Le parti conservateur veut s’en débarrasser
Si cette situation devait perdurer, Liz Truss pourrait bientôt crouler sous les reproches. Le «Daily Mail» titrait samedi: «Combien de temps encore peut-elle (et pouvons-nous) tenir?» Les Tory, membres du parti conservateur, grondent déjà. La journaliste de la chaîne Sky News, Beth Rigby, a cité une source interne selon laquelle un nombre considérable de lettres serait déjà parvenu au président du comité des députés conservateurs.

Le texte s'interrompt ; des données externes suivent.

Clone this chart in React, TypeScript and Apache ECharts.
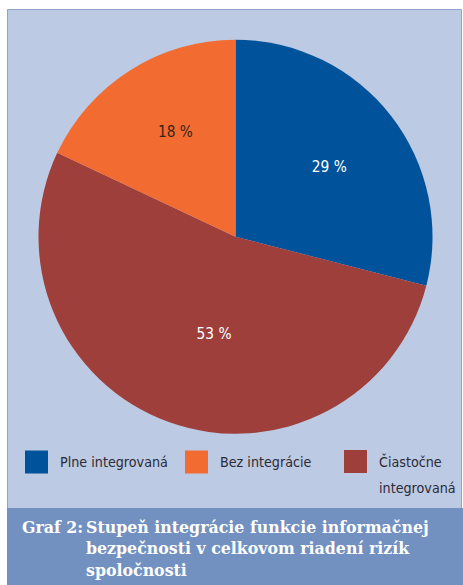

Cet organe est le baromètre de l’opinion publique pour savoir si un ou une Première ministre a encore la confiance de ses collègues députés. Si la situation se dégrade, le comité pourrait forcer Liz Truss à démissionner.
Si Liz Truss devait être chassée du pouvoir, la Grande-Bretagne en serait à son cinquième chef de gouvernement au cours des six dernières années. Une élection anticipée semblerait inévitable, car Liz Truss n’a pas de mandat propre.